[Start]

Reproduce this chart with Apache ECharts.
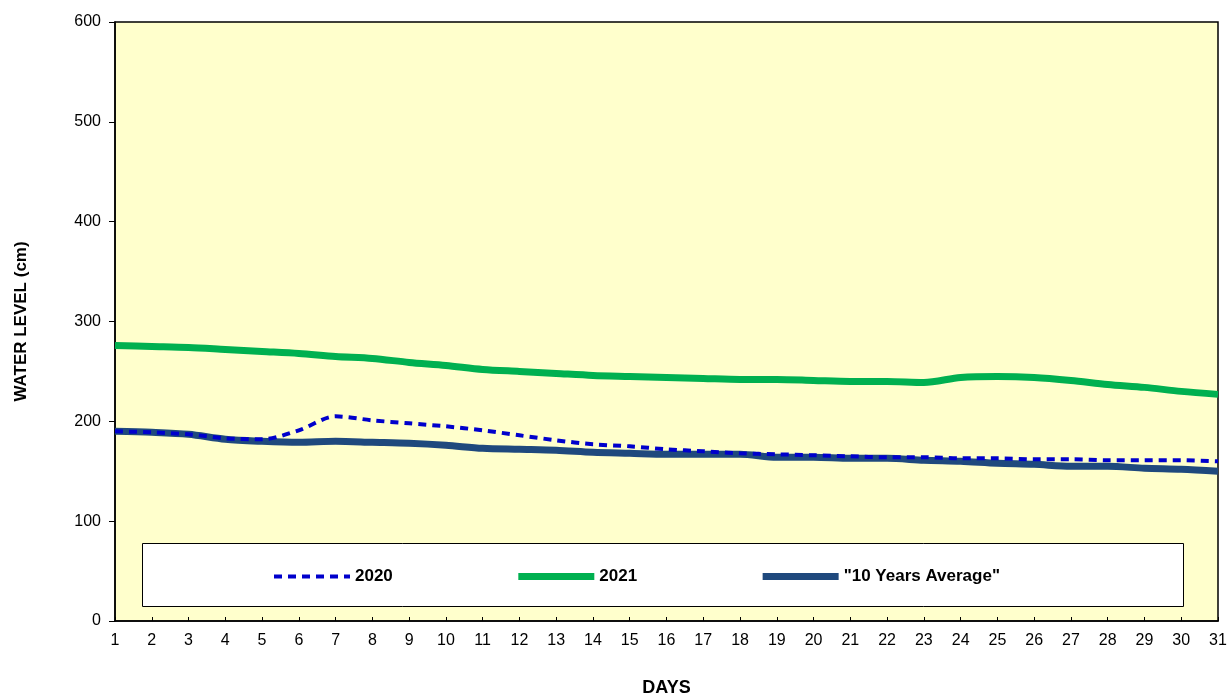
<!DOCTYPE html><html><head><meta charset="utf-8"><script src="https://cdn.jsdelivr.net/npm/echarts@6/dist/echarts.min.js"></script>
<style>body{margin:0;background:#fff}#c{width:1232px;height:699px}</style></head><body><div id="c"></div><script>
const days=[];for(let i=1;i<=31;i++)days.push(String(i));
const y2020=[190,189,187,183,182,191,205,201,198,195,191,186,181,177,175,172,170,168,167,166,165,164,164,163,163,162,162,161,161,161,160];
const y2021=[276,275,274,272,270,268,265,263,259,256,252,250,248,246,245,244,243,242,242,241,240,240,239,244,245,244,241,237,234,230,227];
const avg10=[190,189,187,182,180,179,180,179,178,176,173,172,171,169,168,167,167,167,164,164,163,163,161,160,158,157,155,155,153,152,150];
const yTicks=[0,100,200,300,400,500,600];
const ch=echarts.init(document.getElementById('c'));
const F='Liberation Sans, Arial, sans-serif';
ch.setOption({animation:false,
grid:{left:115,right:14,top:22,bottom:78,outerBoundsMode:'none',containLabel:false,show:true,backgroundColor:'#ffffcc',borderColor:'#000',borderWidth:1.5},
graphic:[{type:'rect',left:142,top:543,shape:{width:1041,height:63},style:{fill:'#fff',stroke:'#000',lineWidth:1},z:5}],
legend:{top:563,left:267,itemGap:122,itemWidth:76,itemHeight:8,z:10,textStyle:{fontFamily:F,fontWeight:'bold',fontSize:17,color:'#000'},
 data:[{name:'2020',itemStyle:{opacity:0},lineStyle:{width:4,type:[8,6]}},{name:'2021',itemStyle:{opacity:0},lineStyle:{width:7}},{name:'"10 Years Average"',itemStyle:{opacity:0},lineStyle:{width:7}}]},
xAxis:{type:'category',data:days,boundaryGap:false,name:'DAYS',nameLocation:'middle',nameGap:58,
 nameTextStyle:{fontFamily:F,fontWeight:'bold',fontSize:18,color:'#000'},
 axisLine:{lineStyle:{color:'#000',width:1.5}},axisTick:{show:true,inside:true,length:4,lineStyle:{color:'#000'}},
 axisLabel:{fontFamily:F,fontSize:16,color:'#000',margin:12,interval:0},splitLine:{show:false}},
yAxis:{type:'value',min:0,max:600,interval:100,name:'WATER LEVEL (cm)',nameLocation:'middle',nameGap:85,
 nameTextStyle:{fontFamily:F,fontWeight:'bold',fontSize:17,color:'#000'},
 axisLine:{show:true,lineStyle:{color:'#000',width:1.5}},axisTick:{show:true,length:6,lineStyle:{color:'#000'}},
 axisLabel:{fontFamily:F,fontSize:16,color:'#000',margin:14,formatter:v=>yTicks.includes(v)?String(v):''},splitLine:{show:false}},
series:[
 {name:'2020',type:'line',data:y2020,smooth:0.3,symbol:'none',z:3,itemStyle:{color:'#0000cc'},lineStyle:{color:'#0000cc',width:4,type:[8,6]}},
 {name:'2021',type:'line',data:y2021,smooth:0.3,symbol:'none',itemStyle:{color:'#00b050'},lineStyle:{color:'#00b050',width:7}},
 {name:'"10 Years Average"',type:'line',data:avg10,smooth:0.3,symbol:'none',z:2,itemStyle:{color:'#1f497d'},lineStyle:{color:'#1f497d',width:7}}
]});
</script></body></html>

[End]

◆ TASK TO COMPLETE
Extract the full listing above verbatim; pictures are to be left out of the copy.

◆ RESPONSE TO THIS EXERCISE
Reproduce this chart with Apache ECharts.
<!DOCTYPE html><html><head><meta charset="utf-8"><script src="https://cdn.jsdelivr.net/npm/echarts@6/dist/echarts.min.js"></script>
<style>body{margin:0;background:#fff}#c{width:1232px;height:699px}</style></head><body><div id="c"></div><script>
const days=[];for(let i=1;i<=31;i++)days.push(String(i));
const y2020=[190,189,187,183,182,191,205,201,198,195,191,186,181,177,175,172,170,168,167,166,165,164,164,163,163,162,162,161,161,161,160];
const y2021=[276,275,274,272,270,268,265,263,259,256,252,250,248,246,245,244,243,242,242,241,240,240,239,244,245,244,241,237,234,230,227];
const avg10=[190,189,187,182,180,179,180,179,178,176,173,172,171,169,168,167,167,167,164,164,163,163,161,160,158,157,155,155,153,152,150];
const yTicks=[0,100,200,300,400,500,600];
const ch=echarts.init(document.getElementById('c'));
const F='Liberation Sans, Arial, sans-serif';
ch.setOption({animation:false,
grid:{left:115,right:14,top:22,bottom:78,outerBoundsMode:'none',containLabel:false,show:true,backgroundColor:'#ffffcc',borderColor:'#000',borderWidth:1.5},
graphic:[{type:'rect',left:142,top:543,shape:{width:1041,height:63},style:{fill:'#fff',stroke:'#000',lineWidth:1},z:5}],
legend:{top:563,left:267,itemGap:122,itemWidth:76,itemHeight:8,z:10,textStyle:{fontFamily:F,fontWeight:'bold',fontSize:17,color:'#000'},
 data:[{name:'2020',itemStyle:{opacity:0},lineStyle:{width:4,type:[8,6]}},{name:'2021',itemStyle:{opacity:0},lineStyle:{width:7}},{name:'"10 Years Average"',itemStyle:{opacity:0},lineStyle:{width:7}}]},
xAxis:{type:'category',data:days,boundaryGap:false,name:'DAYS',nameLocation:'middle',nameGap:58,
 nameTextStyle:{fontFamily:F,fontWeight:'bold',fontSize:18,color:'#000'},
 axisLine:{lineStyle:{color:'#000',width:1.5}},axisTick:{show:true,inside:true,length:4,lineStyle:{color:'#000'}},
 axisLabel:{fontFamily:F,fontSize:16,color:'#000',margin:12,interval:0},splitLine:{show:false}},
yAxis:{type:'value',min:0,max:600,interval:100,name:'WATER LEVEL (cm)',nameLocation:'middle',nameGap:85,
 nameTextStyle:{fontFamily:F,fontWeight:'bold',fontSize:17,color:'#000'},
 axisLine:{show:true,lineStyle:{color:'#000',width:1.5}},axisTick:{show:true,length:6,lineStyle:{color:'#000'}},
 axisLabel:{fontFamily:F,fontSize:16,color:'#000',margin:14,formatter:v=>yTicks.includes(v)?String(v):''},splitLine:{show:false}},
series:[
 {name:'2020',type:'line',data:y2020,smooth:0.3,symbol:'none',z:3,itemStyle:{color:'#0000cc'},lineStyle:{color:'#0000cc',width:4,type:[8,6]}},
 {name:'2021',type:'line',data:y2021,smooth:0.3,symbol:'none',itemStyle:{color:'#00b050'},lineStyle:{color:'#00b050',width:7}},
 {name:'"10 Years Average"',type:'line',data:avg10,smooth:0.3,symbol:'none',z:2,itemStyle:{color:'#1f497d'},lineStyle:{color:'#1f497d',width:7}}
]});
</script></body></html>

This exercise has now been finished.